Before we get into the nitty-gritty, let’s address that a hard fork (or any fork) is a split on the blockchain of a cryptocurrency to implement changes to how that cryptocurrency progresses. Hard forks typically change the fundamental workings of a cryptocurrency whereas soft forks change the cryptocurrency to a lesser degree, and, sometimes, temporarily. That means that if you’re using crypto, a hard fork will normally mean something big is changing.
In answer to the question, Monero has chosen to hard fork the cryptocurrency to prevent a certain type of large-scale mining that is prevalent in the crypto world. The reason is that they want Monero to be mined by users of the currency only. They rightly say that mining Monero and not using the blockchain creates a price disparity for actual users wanting to use the Monero blockchain.
What Does the Hard Fork Do?
In the development team’s view, Monero isn’t to be exploited by people who don’t use the currency. That is why they have introduced new measures specifically to exclude any miner that isn’t solely dedicated to Monero (XMR) mining. This has lowered the hash rate of Monero. Now, the algorithm evolves and changes to prevent mining software (ASIC miners) from working.
This is because most mining software units are designed to mine across cryptocurrencies and have a very rudimentary setup, specifically designed to solve the equations needed to mine crypto and nothing beyond that. The Monero hard fork adds extra difficulty, making ASIC miners unable to work out. Monero’s developers anticipate that some mining groups will try to develop better mining tools. Therefore, they will continually initiate hard forks, ensuring that only dedicated miners can mine Monero.
As a result, another hard fork is planned for later in the current year. This means that ASIC miners won’t be able to mine XMR and then convert Monero to Bitcoin, which is popular.
What Effect Has This Had?
Unsurprisingly, it has annoyed ASIC miners, who now have one less income stream. That said, Monero mining wasn’t as profitable as other cryptos. So, this is a loss of only a small slice of pie. The current concern is that other cryptocurrencies may follow the same pass. Monero has ensured that it develops a userbase, which is something that many cryptos want to encourage as well.
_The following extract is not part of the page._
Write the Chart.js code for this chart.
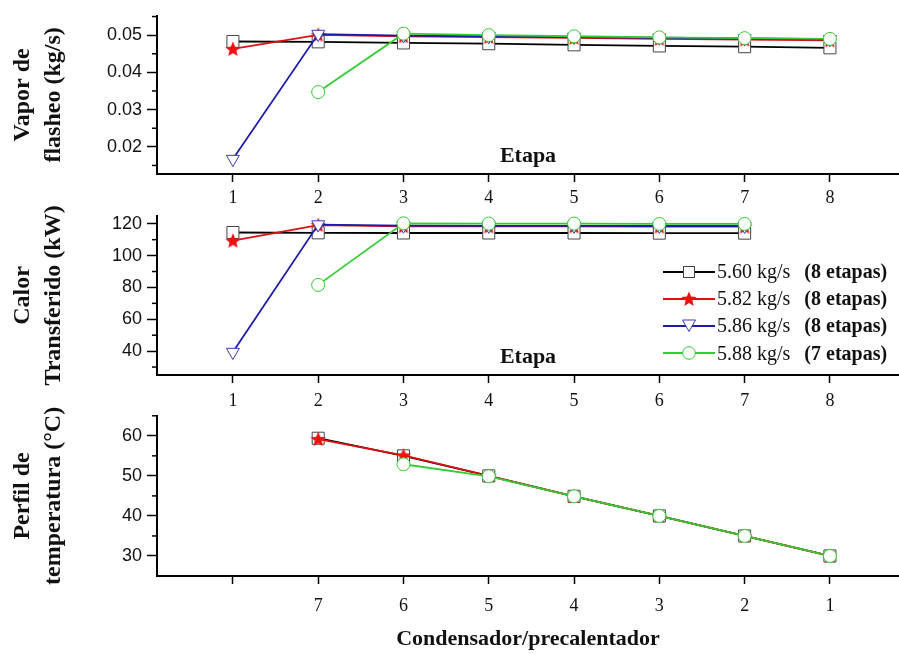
<!DOCTYPE html>
<html>
<head>
<meta charset="utf-8">
<script src="https://cdn.jsdelivr.net/npm/chart.js@4.4.1/dist/chart.umd.min.js"></script>
<style>
  html, body { margin: 0; padding: 0; background: #fff; }
  #wrap { position: relative; width: 899px; height: 654px; overflow: hidden; }
  #wrap canvas { position: absolute; left: 0; }
  #legend { position: absolute; left: 663px; top: 258px; font-family: 'Liberation Serif', 'Times New Roman', serif; font-size: 20px; color: #111; }
  .row { display: flex; align-items: center; height: 27.2px; white-space: nowrap; }
  .row svg { margin-right: 2px; }
  .row b { margin-left: 14px; }
</style>
</head>
<body>
<div id="wrap">
  <canvas id="c1" width="899" height="212" style="top:0px"></canvas>
  <canvas id="c2" width="899" height="212" style="top:200px"></canvas>
  <canvas id="c3" width="899" height="254" style="top:400px"></canvas>
  <div id="legend"></div>
</div>
<script>
// datos
const etapas = [1, 2, 3, 4, 5, 6, 7, 8];
const etapas7 = [1, 2, 3, 4, 5, 6, 7];
const condPos = [2, 3, 4, 5, 6, 7, 8];
const condLabels = ['', '7', '6', '5', '4', '3', '2', '1'];

const seriesNames = ['5.60 kg/s', '5.82 kg/s', '5.86 kg/s', '5.88 kg/s'];
const seriesStages = ['(8 etapas)', '(8 etapas)', '(8 etapas)', '(7 etapas)'];

// Vapor de flasheo (kg/s)
const vapor560 = [0.0483, 0.0482, 0.0479, 0.0477, 0.0474, 0.0471, 0.0469, 0.0466];
const vapor582 = [0.0463, 0.0501, 0.0497, 0.0495, 0.0493, 0.0490, 0.0488, 0.0486];
const vapor586 = [0.0167, 0.0503, 0.0499, 0.0497, 0.0495, 0.0493, 0.0491, 0.0489];
const vapor588 = [null, 0.0347, 0.0504, 0.0500, 0.0497, 0.0494, 0.0492, 0.0490];

// Calor transferido (kW)
const calor560 = [114.5, 114.3, 114.2, 114.2, 114.2, 114.1, 114.1];
const calor582 = [109.4, 119.2, 118.4, 118.3, 118.3, 118.2, 118.2];
const calor586 = [39.4, 119.5, 118.8, 118.7, 118.7, 118.6, 118.6];
const calor588 = [null, 81.6, 120.3, 120.1, 120.1, 119.9, 119.9];

// Perfil de temperatura (C), condensador 7 -> 1
const temp560 = [59.4, 55.0, 50.0, 44.9, 40.0, 35.0, 30.0];
const temp582 = [59.2, 55.1, 50.0, 44.9, 40.0, 35.0, 30.0];
const temp588 = [null, 52.9, 49.9, 44.9, 40.0, 35.0, 30.0];

const yTicks1 = [0.02, 0.03, 0.04, 0.05];
const yMinor1 = [0.015, 0.025, 0.035, 0.045, 0.055];
const yTicks2 = [40, 60, 80, 100, 120];
const yMinor2 = [30, 50, 70, 90, 110];
const yTicks3 = [30, 40, 50, 60];
const yMinor3 = [35, 45, 55, 65];

// estrella rellena para 5.82 kg/s
const starPts = (cx, cy, r) => {
  const pts = [];
  for (let i = 0; i < 10; i++) {
    const a = -Math.PI / 2 + i * Math.PI / 5;
    const rr = i % 2 ? r * 0.45 : r;
    pts.push([cx + rr * Math.cos(a), cy + rr * Math.sin(a)]);
  }
  return pts;
};
const starImg = (() => {
  const c = document.createElement('canvas');
  c.width = c.height = 16;
  const g = c.getContext('2d');
  g.beginPath();
  starPts(8, 8.6, 8).forEach(([x, y], i) => i ? g.lineTo(x, y) : g.moveTo(x, y));
  g.closePath();
  g.fillStyle = '#f01010';
  g.fill();
  return c;
})();

const styles = [
  { color: '#000000', point: 'rect', radius: 8.5, rot: 0, border: '#444444' },
  { color: '#dd1111', point: starImg, radius: 8, rot: 0, border: '#f01010' },
  { color: '#1c1ca8', point: 'triangle', radius: 7.5, rot: 180, border: '#3a3ac0' },
  { color: '#33cc33', point: 'circle', radius: 6.5, rot: 0, border: '#33cc33' }
];

const mk = (i, xs, ys) => ({
  label: seriesNames[i],
  data: xs.map((x, k) => ({ x, y: ys[k] })).filter(p => p.y != null),
  borderColor: styles[i].color,
  borderWidth: 1.8,
  pointStyle: styles[i].point,
  pointRadius: styles[i].radius,
  pointRotation: styles[i].rot,
  pointBorderColor: styles[i].border,
  pointBorderWidth: 1,
  pointBackgroundColor: '#ffffff',
  tension: 0,
  clip: false,
  order: 3 - i
});

// ticks menores del eje y
const minorTicks = {
  id: 'minorTicks',
  afterDraw(chart, args, opts) {
    const y = chart.scales.y, ctx = chart.ctx;
    ctx.save();
    ctx.strokeStyle = '#000';
    ctx.lineWidth = 1.5;
    (opts.values || []).forEach(v => {
      if (v < y.min || v > y.max) return;
      const py = y.getPixelForValue(v);
      ctx.beginPath();
      ctx.moveTo(y.right - 5, py);
      ctx.lineTo(y.right, py);
      ctx.stroke();
    });
    ctx.restore();
  }
};

const serif = "'Liberation Serif', 'Times New Roman', serif";
const sans = "'Liberation Sans', Arial, sans-serif";

const makeChart = (id, o) => new Chart(document.getElementById(id), {
  type: 'line',
  data: { datasets: o.datasets },
  plugins: [minorTicks],
  options: {
    responsive: false,
    animation: false,
    devicePixelRatio: 1,
    layout: { autoPadding: false, padding: { top: o.padTop, left: 0, right: 0, bottom: 0 } },
    plugins: {
      legend: { display: false },
      tooltip: { enabled: false },
      minorTicks: { values: o.minor }
    },
    scales: {
      x: {
        type: 'linear',
        min: 0.11, max: 8.81,
        afterBuildTicks: s => { s.ticks = etapas.map(v => ({ value: v })); },
        afterFit: s => { s.height = o.xHeight; },
        grid: { drawOnChartArea: false, drawTicks: true, tickLength: 8, tickWidth: 1.5, tickColor: '#000' },
        border: { display: true, color: '#000', width: 2 },
        ticks: { font: { family: serif, size: 18 }, color: '#111', padding: o.xTickPad, maxRotation: 0, callback: o.xLabel },
        title: { display: true, text: o.xTitle, color: '#111', font: { family: serif, size: 22, weight: 'bold' }, padding: { top: 0, bottom: o.xTitlePad } }
      },
      y: {
        min: o.yMin, max: o.yMax,
        afterBuildTicks: s => { s.ticks = o.yTicks.map(v => ({ value: v })); },
        afterFit: s => { s.width = 157; },
        grid: { drawOnChartArea: false, drawTicks: true, tickLength: 10, tickWidth: 1.5, tickColor: '#000' },
        border: { display: true, color: '#000', width: 2 },
        ticks: { font: { family: sans, size: 18 }, color: '#111', padding: 5, callback: o.yLabel },
        title: { display: true, text: o.yTitle, color: '#111', font: { family: serif, size: 24, weight: 'bold', lineHeight: 1.3 }, padding: { top: 7, bottom: 0 } }
      }
    }
  }
});

makeChart('c1', {
  datasets: [mk(0, etapas, vapor560), mk(1, etapas, vapor582), mk(2, etapas, vapor586), mk(3, etapas, vapor588)],
  padTop: 10, xHeight: 38, xTitle: 'Etapa', xTitlePad: 42, xTickPad: 5,
  xLabel: v => String(v),
  yMin: 0.0127, yMax: 0.0552, yTicks: yTicks1, minor: yMinor1,
  yLabel: v => v.toFixed(2),
  yTitle: ['Vapor de', 'flasheo (kg/s)']
});

makeChart('c2', {
  datasets: [mk(0, etapas7, calor560), mk(1, etapas7, calor582), mk(2, etapas7, calor586), mk(3, etapas7, calor588)],
  padTop: 12, xHeight: 37, xTitle: 'Etapa', xTitlePad: 41, xTickPad: 7,
  xLabel: v => String(v),
  yMin: 25, yMax: 125, yTicks: yTicks2, minor: yMinor2,
  yLabel: v => String(v),
  yTitle: ['Calor', 'Transferido (kW)']
});

makeChart('c3', {
  datasets: [mk(0, condPos, temp560), mk(1, condPos, temp582), mk(3, condPos, temp588)],
  padTop: 12, xHeight: 78, xTitle: 'Condensador/precalentador', xTitlePad: 1, xTickPad: 11,
  xLabel: v => condLabels[v - 1],
  yMin: 25, yMax: 65, yTicks: yTicks3, minor: yMinor3,
  yLabel: v => String(v),
  yTitle: ['Perfil de', 'temperatura (\u00B0C)']
});

// leyenda
const markerSvg = i => {
  const st = styles[i];
  let m = '';
  if (i === 0) m = `<rect x="20.5" y="4.5" width="11" height="11" fill="#fff" stroke="${st.border}" stroke-width="1"/>`;
  if (i === 1) m = `<polygon points="${starPts(26, 10.5, 8).map(p => p.join(',')).join(' ')}" fill="#f01010"/>`;
  if (i === 2) m = `<polygon points="19.5,4 32.5,4 26,15.5" fill="#fff" stroke="${st.border}" stroke-width="1"/>`;
  if (i === 3) m = `<circle cx="26" cy="10" r="6.3" fill="#fff" stroke="${st.border}" stroke-width="1"/>`;
  return `<svg width="52" height="20"><line x1="0" y1="10" x2="52" y2="10" stroke="${st.color}" stroke-width="2"/>${m}</svg>`;
};
document.getElementById('legend').innerHTML = seriesNames.map((n, i) =>
  `<div class="row">${markerSvg(i)}<span>${n}</span><b>${seriesStages[i]}</b></div>`).join('');
</script>
</body>
</html>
As a result of the changes, mining has become a bit more difficult. Still, miners are expecting the difficulty to plateau soon, rather than keep on getting more complicated. But there is another problem. Yes, Monero has gained a little value on the fork. Still, the power, which its mining requires, negates any profit difference. Hence, there is a concern that if Monero falls too much in value, it may dissuade people from wanting to mine it.
Monero is, therefore, walking a bit of a tightrope with profitability and mining. To drive the value of Monero up, it is necessary to continue growing its userbase and demand. Giving it a real-world profit margin for miners would be great, too. After all, it costs a lot in electricity and resources to mine crypto and only diehard fans will keep on doing it.
Security Issues –
A direct problem with dropping the hash rate is that the network becomes more exposed to a 51% hack. Monero has acknowledged this but states because it is a dedicated mining platform. Any 51% attack would completely devalue the currency and make it worthless for those looking to exploit the network.
This makes complete sense from an economic perspective but doesn’t take into account that hackers sometimes take malicious action just because they can, or as an act of vandalism.
Someone with a grudge may orchestrate a 51% attack just to take Monero out. Hence, the development team should be looking for ways to mitigate such an attack. The change is certainly a very interesting one and it could be something that paves the way for better mining procedures in the future, but it is too early to tell if Monero made the right choice.